Records from a data collection
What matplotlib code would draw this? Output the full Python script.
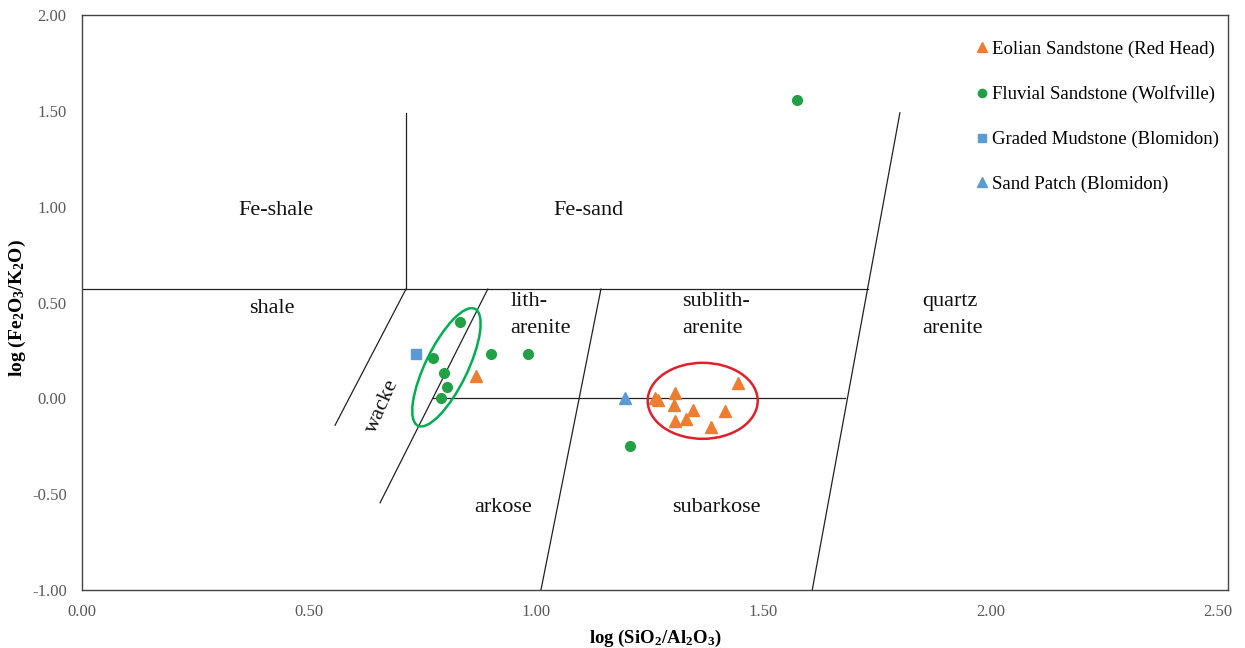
import matplotlib
matplotlib.use("Agg")
import matplotlib.pyplot as plt
from matplotlib.patches import Ellipse
from matplotlib.transforms import ScaledTranslation

plt.rcParams['font.family'] = ['Liberation Serif', 'DejaVu Serif']
plt.rcParams['mathtext.fontset'] = 'custom'
plt.rcParams['mathtext.rm'] = 'Liberation Serif:bold'
plt.rcParams['mathtext.default'] = 'rm'

# --- data (log SiO2/Al2O3, log Fe2O3/K2O) ---
eolian_x = [0.866, 1.268, 1.262, 1.305, 1.303, 1.345, 1.305, 1.329, 1.384, 1.414, 1.444]
eolian_y = [0.114, -0.01, 0.00, 0.03, -0.034, -0.06, -0.117, -0.107, -0.147, -0.065, 0.079]
fluvial_x = [1.574, 0.832, 0.772, 0.900, 0.981, 0.797, 0.803, 0.790, 1.206]
fluvial_y = [1.557, 0.40, 0.21, 0.23, 0.23, 0.13, 0.06, 0.00, -0.25]
mud_x = [0.736]
mud_y = [0.23]
patch_x = [1.195]
patch_y = [0.00]

# classification field boundaries (Herron 1988)
boundaries = [
    ([0.0, 1.73], [0.57, 0.57]),
    ([0.713, 0.713], [0.57, 1.49]),
    ([0.713, 0.557], [0.57, -0.14]),
    ([0.893, 0.656], [0.57, -0.545]),
    ([0.772, 1.679], [0.0, 0.0]),
    ([1.142, 1.010], [0.57, -1.0]),
    ([1.607, 1.800], [-1.0, 1.49]),
]
field_labels = [
    ("Fe-shale", 0.427, 0.98, 0),
    ("Fe-sand", 1.114, 0.98, 0),
    ("shale", 0.418, 0.47, 0),
    ("lith-\narenite", 1.01, 0.435, 0),
    ("sublith-\narenite", 1.395, 0.435, 0),
    ("quartz\narenite", 1.915, 0.435, 0),
    ("arkose", 0.927, -0.57, 0),
    ("subarkose", 1.395, -0.57, 0),
    ("wacke", 0.662, -0.04, 66),
]
xticks = [0.0, 0.5, 1.0, 1.5, 2.0, 2.5]
yticks = [-1.0, -0.5, 0.0, 0.5, 1.0, 1.5, 2.0]

fig = plt.figure(figsize=(12.45, 6.48), dpi=100)
ax = fig.add_axes([82/1245, 1-590/648, (1228-82)/1245, (590-15)/648])
ax.set_xlim(0, 2.522)
ax.set_ylim(-1, 2)

for bx, by in boundaries:
    ax.plot(bx, by, color='#222222', lw=0.9, zorder=1)

for txt, x, y, rot in field_labels:
    ax.text(x, y, txt, ha='center', va='center', fontsize=16, rotation=rot,
            linespacing=1.55, multialignment='left', color='#111111')

ax.plot(eolian_x, eolian_y, '^', color='#ED7D31', ms=8.5, ls='none', zorder=3,
        label='Eolian Sandstone (Red Head)')
ax.plot(fluvial_x, fluvial_y, 'o', color='#22A045', ms=7, ls='none', zorder=3,
        label='Fluvial Sandstone (Wolfville)')
ax.plot(mud_x, mud_y, 's', color='#5B9BD5', ms=7, ls='none', zorder=3,
        label='Graded Mudstone (Blomidon)')
ax.plot(patch_x, patch_y, '^', color='#5B9BD5', ms=8.5, ls='none', zorder=3,
        label='Sand Patch (Blomidon)')

# highlight ellipses (sizes in inches, centred at data coords)
def add_ellipse(xc, yc, w, h, ang, color):
    tr = fig.dpi_scale_trans + ScaledTranslation(xc, yc, ax.transData)
    e = Ellipse((0, 0), w, h, angle=ang, transform=tr, fill=False,
                edgecolor=color, lw=1.8, zorder=4)
    ax.add_artist(e)

add_ellipse(0.802, 0.162, 1.30, 0.42, 64, '#00B050')
add_ellipse(1.366, -0.013, 1.10, 0.76, 0, '#E0202A')

ax.set_xticks(xticks)
ax.set_yticks(yticks)
ax.set_xticklabels([f"{v:.2f}" for v in xticks])
ax.set_yticklabels([f"{v:.2f}" for v in yticks])
ax.tick_params(axis='x', length=0, labelsize=12, colors='#595959', pad=10)
ax.tick_params(axis='y', length=0, labelsize=12, colors='#595959', pad=11)
for s in ax.spines.values():
    s.set_color('#444444')
    s.set_linewidth(1.0)

ax.set_xlabel(r'log (SiO$_2$/Al$_2$O$_3$)', fontsize=13.5, fontweight='bold', labelpad=6)
ax.set_ylabel(r'log (Fe$_2$O$_3$/K$_2$O)', fontsize=14, fontweight='bold')
ax.yaxis.set_label_coords(-0.047, 0.49)

ax.legend(loc='upper right', frameon=False, fontsize=13.5, handlelength=0.5,
          handletextpad=0.25, labelspacing=1.47, markerscale=0.85,
          bbox_to_anchor=(1.0, 0.972), borderaxespad=0.1)

fig.savefig('out.png', dpi=100)
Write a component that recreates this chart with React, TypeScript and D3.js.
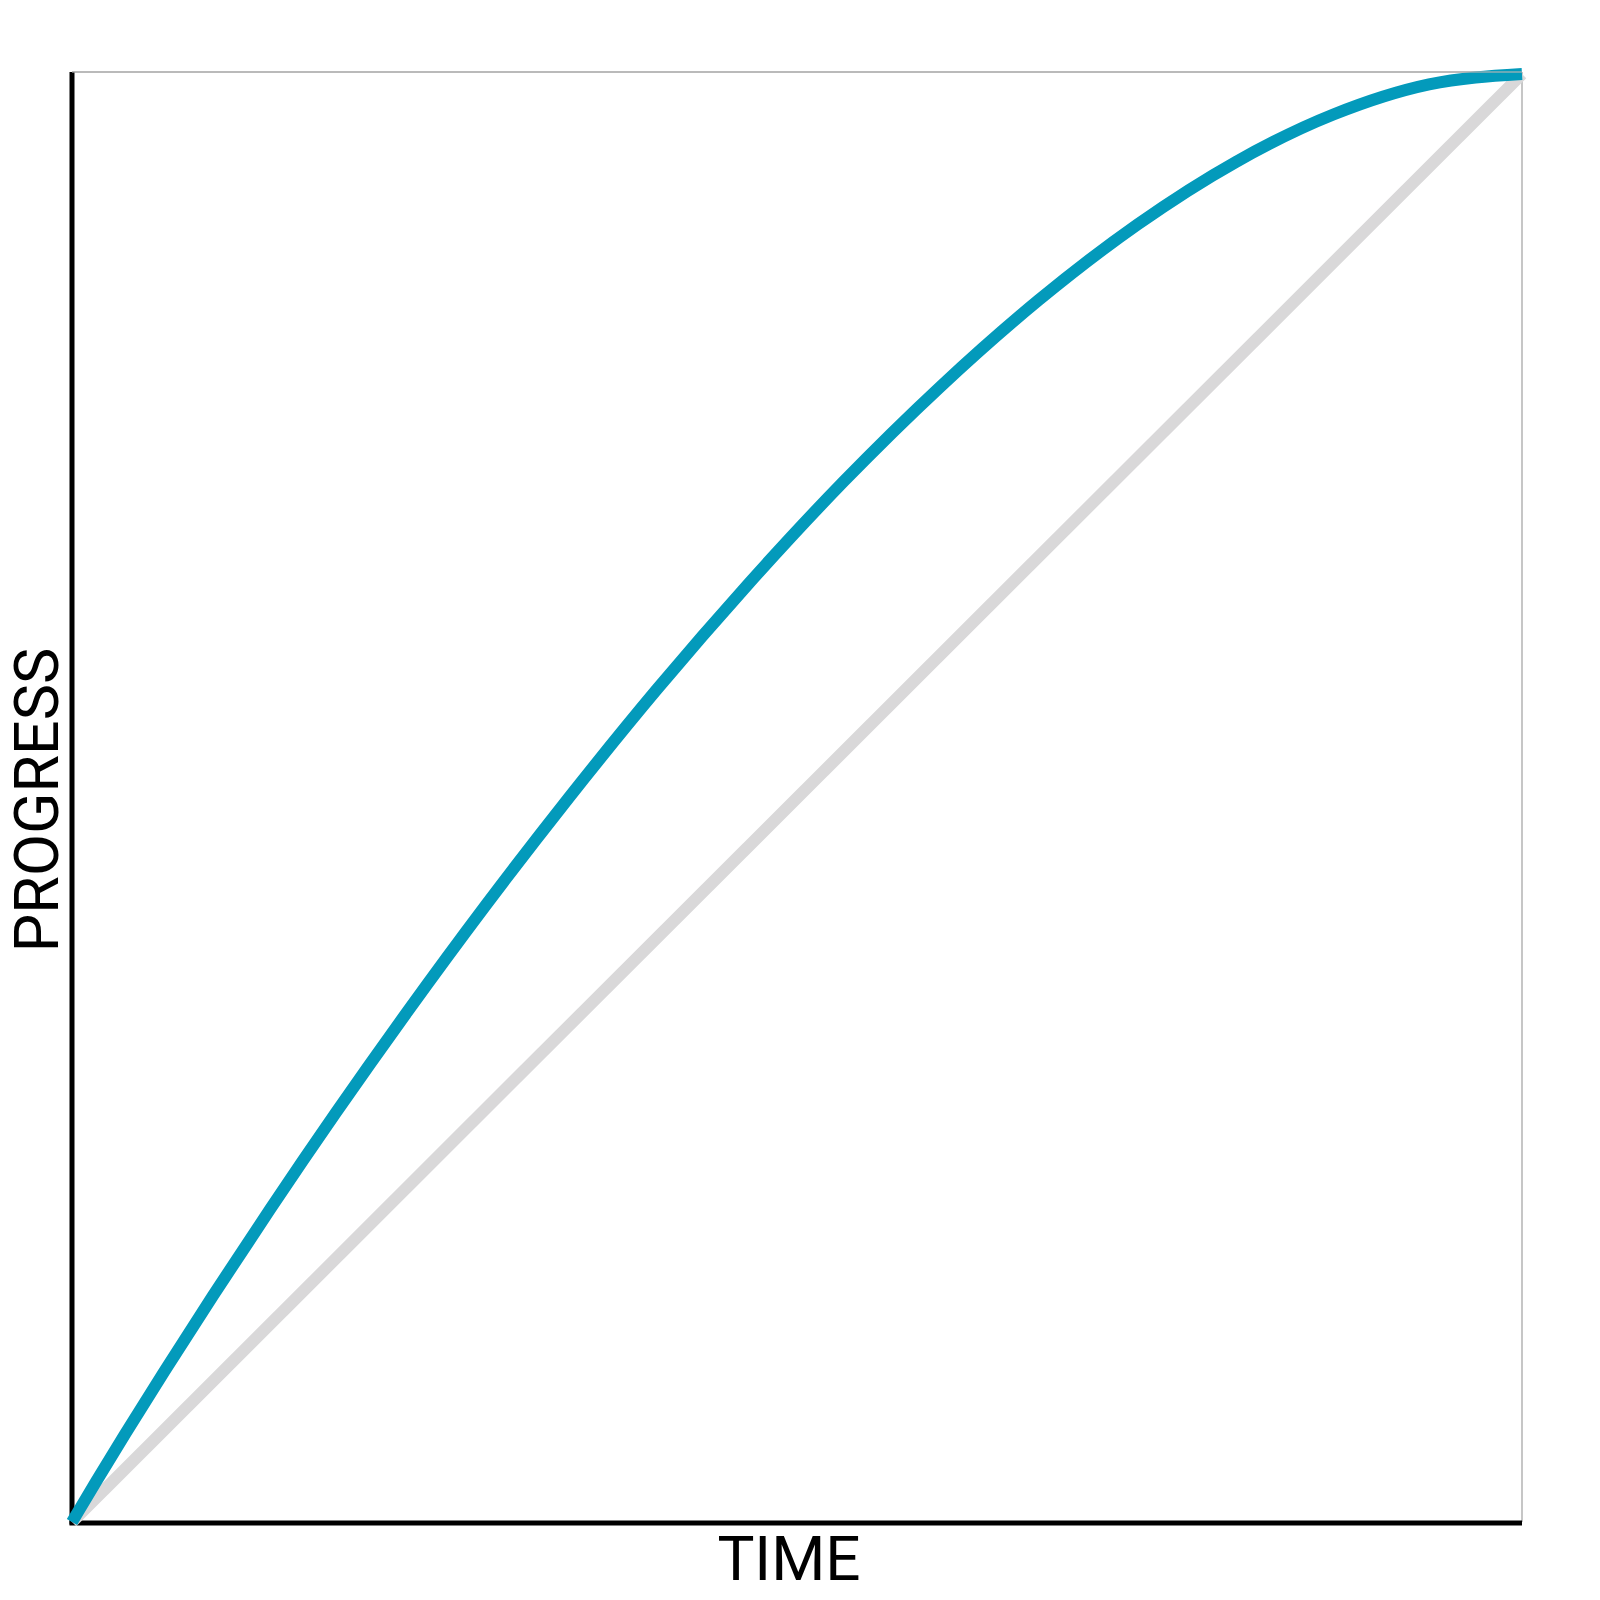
import React from "react";
import * as d3 from "d3";

const timeValues = [0, 0.0043, 0.0167, 0.0367, 0.0637, 0.0972, 0.1366, 0.1814, 0.231, 0.2849, 0.3425, 0.4032, 0.4666, 0.5319, 0.5988, 0.6666, 0.7347, 0.8027, 0.8699, 0.9359, 1];
const progressValues = [0, 0.0073, 0.028, 0.0608, 0.104, 0.1563, 0.216, 0.2818, 0.352, 0.4253, 0.5, 0.5748, 0.648, 0.7183, 0.784, 0.8438, 0.896, 0.9393, 0.972, 0.9928, 1];
const linearTime = [0, 1];
const linearProgress = [0, 1];
const xLabel = "TIME";
const yLabel = "PROGRESS";

export default function App() {
  const W = 1600;
  const H = 1600;
  const left = 72;
  const right = 1522;
  const top = 72;
  const bottom = 1522;

  const x = d3.scaleLinear().domain([0, 1]).range([left, right]);
  const y = d3.scaleLinear().domain([0, 1]).range([bottom, 74]);

  const curveData = timeValues.map((t, i) => [t, progressValues[i]] as [number, number]);
  const linData = linearTime.map((t, i) => [t, linearProgress[i]] as [number, number]);

  const line = d3
    .line<[number, number]>()
    .x((d) => x(d[0]))
    .y((d) => y(d[1]))
    .curve(d3.curveMonotoneX);

  return (
    <svg
      width={W}
      height={H}
      style={{ position: "absolute", left: 0, top: 0, background: "#fff" }}
      fontFamily="Roboto, sans-serif"
    >
      <line x1={left} x2={right} y1={top} y2={top} stroke="#b3b3b3" strokeWidth={1.5} />
      <line x1={right} x2={right} y1={top} y2={bottom} stroke="#b3b3b3" strokeWidth={1.5} />
      <line x1={left} x2={left} y1={top} y2={bottom + 2.5} stroke="#000" strokeWidth={5} />
      <line x1={left - 2.5} x2={right} y1={bottom + 1} y2={bottom + 1} stroke="#000" strokeWidth={5} />
      <path d={line(linData) || ""} fill="none" stroke="#d9d8d9" strokeWidth={12} />
      <path d={line(curveData) || ""} fill="none" stroke="#039abb" strokeWidth={12} />
      <line x1={left} x2={right} y1={top} y2={top} stroke="#b3b3b3" strokeWidth={1.5} opacity={0.8} />
      <text x={789} y={1580} textAnchor="middle" fontSize={62} fill="#000">
        {xLabel}
      </text>
      <text
        transform={`translate(58, ${(top + bottom) / 2 + 3}) rotate(-90)`}
        textAnchor="middle"
        fontSize={61}
        fill="#000"
      >
        {yLabel}
      </text>
    </svg>
  );
}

**Exercise**
All lines from the start of the entries through the one with "patch_y = [0.00]" are to be output exactly; omit the pictures.

**Exercise result**
What matplotlib code would draw this? Output the full Python script.
import matplotlib
matplotlib.use("Agg")
import matplotlib.pyplot as plt
from matplotlib.patches import Ellipse
from matplotlib.transforms import ScaledTranslation

plt.rcParams['font.family'] = ['Liberation Serif', 'DejaVu Serif']
plt.rcParams['mathtext.fontset'] = 'custom'
plt.rcParams['mathtext.rm'] = 'Liberation Serif:bold'
plt.rcParams['mathtext.default'] = 'rm'

# --- data (log SiO2/Al2O3, log Fe2O3/K2O) ---
eolian_x = [0.866, 1.268, 1.262, 1.305, 1.303, 1.345, 1.305, 1.329, 1.384, 1.414, 1.444]
eolian_y = [0.114, -0.01, 0.00, 0.03, -0.034, -0.06, -0.117, -0.107, -0.147, -0.065, 0.079]
fluvial_x = [1.574, 0.832, 0.772, 0.900, 0.981, 0.797, 0.803, 0.790, 1.206]
fluvial_y = [1.557, 0.40, 0.21, 0.23, 0.23, 0.13, 0.06, 0.00, -0.25]
mud_x = [0.736]
mud_y = [0.23]
patch_x = [1.195]
patch_y = [0.00]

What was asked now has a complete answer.